··· DATA LINES ···
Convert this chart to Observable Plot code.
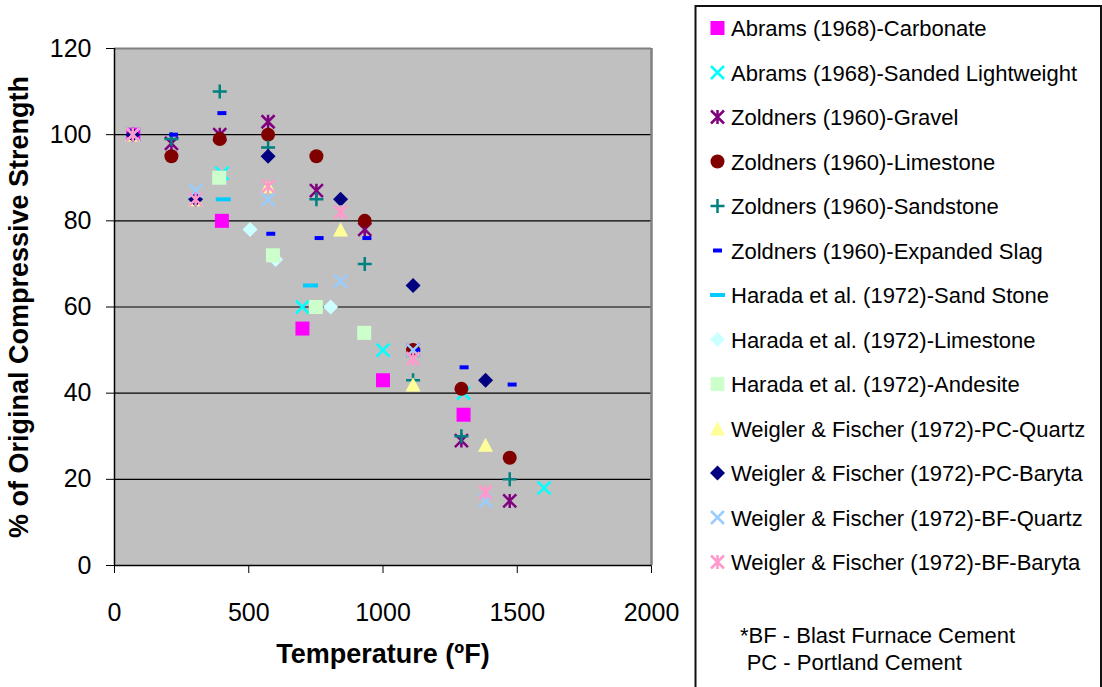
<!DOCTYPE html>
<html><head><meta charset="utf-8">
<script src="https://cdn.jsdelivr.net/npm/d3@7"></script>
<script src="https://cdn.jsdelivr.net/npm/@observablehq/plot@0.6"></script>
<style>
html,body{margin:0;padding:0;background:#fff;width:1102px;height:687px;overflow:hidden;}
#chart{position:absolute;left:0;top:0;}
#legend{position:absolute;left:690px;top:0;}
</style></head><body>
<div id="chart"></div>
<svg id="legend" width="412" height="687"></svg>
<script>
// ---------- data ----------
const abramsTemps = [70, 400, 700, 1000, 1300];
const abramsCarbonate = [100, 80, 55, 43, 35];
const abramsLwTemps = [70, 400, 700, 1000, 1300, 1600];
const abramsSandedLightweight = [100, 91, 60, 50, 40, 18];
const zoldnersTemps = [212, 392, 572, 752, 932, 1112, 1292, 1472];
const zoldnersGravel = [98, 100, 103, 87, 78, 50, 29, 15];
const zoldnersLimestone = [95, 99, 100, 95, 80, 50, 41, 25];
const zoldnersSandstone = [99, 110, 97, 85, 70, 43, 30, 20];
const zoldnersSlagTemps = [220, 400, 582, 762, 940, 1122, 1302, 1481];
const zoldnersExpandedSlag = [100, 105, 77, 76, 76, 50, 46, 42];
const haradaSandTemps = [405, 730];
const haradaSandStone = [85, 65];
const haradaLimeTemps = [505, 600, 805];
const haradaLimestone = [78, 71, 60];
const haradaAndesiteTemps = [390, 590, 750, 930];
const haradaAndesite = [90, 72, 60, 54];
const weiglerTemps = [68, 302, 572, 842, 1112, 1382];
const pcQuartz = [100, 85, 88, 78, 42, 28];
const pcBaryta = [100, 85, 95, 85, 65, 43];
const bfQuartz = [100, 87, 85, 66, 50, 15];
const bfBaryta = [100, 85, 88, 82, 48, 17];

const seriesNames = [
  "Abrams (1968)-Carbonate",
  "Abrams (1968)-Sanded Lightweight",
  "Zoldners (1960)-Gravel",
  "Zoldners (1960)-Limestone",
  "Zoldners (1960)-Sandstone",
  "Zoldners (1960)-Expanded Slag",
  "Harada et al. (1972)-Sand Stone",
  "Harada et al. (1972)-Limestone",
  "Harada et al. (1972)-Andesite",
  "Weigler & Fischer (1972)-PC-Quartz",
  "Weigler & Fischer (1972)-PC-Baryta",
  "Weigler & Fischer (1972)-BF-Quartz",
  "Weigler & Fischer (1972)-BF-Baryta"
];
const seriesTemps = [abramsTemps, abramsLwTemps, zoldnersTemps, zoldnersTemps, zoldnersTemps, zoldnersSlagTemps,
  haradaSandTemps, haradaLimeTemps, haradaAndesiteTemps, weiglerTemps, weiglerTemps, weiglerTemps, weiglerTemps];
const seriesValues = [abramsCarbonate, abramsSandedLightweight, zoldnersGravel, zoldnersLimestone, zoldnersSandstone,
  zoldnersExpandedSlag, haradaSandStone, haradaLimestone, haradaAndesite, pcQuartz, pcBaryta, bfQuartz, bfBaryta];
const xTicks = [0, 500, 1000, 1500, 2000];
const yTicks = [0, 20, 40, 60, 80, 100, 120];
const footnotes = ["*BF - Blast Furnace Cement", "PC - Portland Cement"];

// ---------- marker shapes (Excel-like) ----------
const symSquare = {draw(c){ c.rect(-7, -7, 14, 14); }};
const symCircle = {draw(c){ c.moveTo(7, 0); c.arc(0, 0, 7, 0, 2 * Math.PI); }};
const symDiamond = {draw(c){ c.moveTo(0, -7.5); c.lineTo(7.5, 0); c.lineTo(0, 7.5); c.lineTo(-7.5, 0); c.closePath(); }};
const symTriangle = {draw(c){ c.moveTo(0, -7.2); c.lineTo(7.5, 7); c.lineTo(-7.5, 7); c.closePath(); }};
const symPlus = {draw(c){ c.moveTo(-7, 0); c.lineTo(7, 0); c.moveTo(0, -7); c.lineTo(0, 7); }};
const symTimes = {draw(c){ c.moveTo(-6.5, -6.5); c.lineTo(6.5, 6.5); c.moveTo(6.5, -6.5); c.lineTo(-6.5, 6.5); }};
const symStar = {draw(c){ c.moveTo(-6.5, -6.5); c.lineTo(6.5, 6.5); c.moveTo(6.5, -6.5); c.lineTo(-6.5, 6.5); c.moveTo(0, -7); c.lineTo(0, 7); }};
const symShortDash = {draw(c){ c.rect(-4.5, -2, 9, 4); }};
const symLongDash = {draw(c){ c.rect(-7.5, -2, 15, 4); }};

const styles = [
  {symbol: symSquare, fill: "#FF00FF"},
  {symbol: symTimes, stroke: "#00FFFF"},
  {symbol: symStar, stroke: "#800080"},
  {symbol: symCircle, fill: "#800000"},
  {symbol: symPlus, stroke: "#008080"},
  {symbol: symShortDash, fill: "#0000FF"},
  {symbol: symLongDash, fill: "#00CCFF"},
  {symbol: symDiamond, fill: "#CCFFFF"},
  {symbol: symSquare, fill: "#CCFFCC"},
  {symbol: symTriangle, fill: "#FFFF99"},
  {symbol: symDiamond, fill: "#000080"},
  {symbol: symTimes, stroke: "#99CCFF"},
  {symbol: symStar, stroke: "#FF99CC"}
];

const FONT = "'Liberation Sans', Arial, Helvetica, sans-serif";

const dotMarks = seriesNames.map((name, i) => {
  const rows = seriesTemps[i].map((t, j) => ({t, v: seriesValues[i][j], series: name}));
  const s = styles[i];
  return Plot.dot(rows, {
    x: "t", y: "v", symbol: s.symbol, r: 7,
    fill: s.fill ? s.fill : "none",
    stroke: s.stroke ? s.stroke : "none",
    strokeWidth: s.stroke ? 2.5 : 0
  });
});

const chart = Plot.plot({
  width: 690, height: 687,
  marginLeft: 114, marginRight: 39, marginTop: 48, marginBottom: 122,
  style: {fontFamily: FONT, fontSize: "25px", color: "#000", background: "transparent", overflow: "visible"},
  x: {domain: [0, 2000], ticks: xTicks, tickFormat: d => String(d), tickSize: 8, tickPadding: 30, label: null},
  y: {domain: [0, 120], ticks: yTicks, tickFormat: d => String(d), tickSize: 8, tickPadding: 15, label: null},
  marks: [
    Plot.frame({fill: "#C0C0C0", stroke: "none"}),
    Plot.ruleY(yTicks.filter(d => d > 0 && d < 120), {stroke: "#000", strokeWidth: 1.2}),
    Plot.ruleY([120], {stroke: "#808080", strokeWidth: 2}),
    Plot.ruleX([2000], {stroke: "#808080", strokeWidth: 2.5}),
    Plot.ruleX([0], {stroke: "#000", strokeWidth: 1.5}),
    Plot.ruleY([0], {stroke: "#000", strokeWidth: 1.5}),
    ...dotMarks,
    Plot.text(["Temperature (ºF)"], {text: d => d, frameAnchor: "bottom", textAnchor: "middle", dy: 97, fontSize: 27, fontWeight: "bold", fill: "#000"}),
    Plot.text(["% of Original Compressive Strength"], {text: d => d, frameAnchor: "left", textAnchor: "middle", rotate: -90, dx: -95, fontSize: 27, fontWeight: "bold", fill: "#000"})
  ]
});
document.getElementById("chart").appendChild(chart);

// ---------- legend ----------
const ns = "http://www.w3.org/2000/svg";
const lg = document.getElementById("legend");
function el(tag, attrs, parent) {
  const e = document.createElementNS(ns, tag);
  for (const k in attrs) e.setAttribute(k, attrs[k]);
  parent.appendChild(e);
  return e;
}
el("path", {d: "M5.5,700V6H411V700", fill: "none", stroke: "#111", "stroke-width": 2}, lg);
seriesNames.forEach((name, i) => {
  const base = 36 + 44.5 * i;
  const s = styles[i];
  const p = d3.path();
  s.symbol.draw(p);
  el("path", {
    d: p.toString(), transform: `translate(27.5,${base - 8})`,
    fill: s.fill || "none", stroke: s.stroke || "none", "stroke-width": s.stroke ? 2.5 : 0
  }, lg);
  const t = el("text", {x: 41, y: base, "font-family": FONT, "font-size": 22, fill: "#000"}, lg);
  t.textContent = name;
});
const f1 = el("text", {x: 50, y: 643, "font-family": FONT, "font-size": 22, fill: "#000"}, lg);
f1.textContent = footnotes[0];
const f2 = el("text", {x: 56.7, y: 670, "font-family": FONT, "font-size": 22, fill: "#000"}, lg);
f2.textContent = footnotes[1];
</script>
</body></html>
···
REQUIRED WORK:
Scan the listing above and identify each line holding the string "chart"; copy every such line.

PROBLEM SOLUTION:
Convert this chart to Observable Plot code.
#chart{position:absolute;left:0;top:0;}
<div id="chart"></div>
const chart = Plot.plot({
document.getElementById("chart").appendChild(chart);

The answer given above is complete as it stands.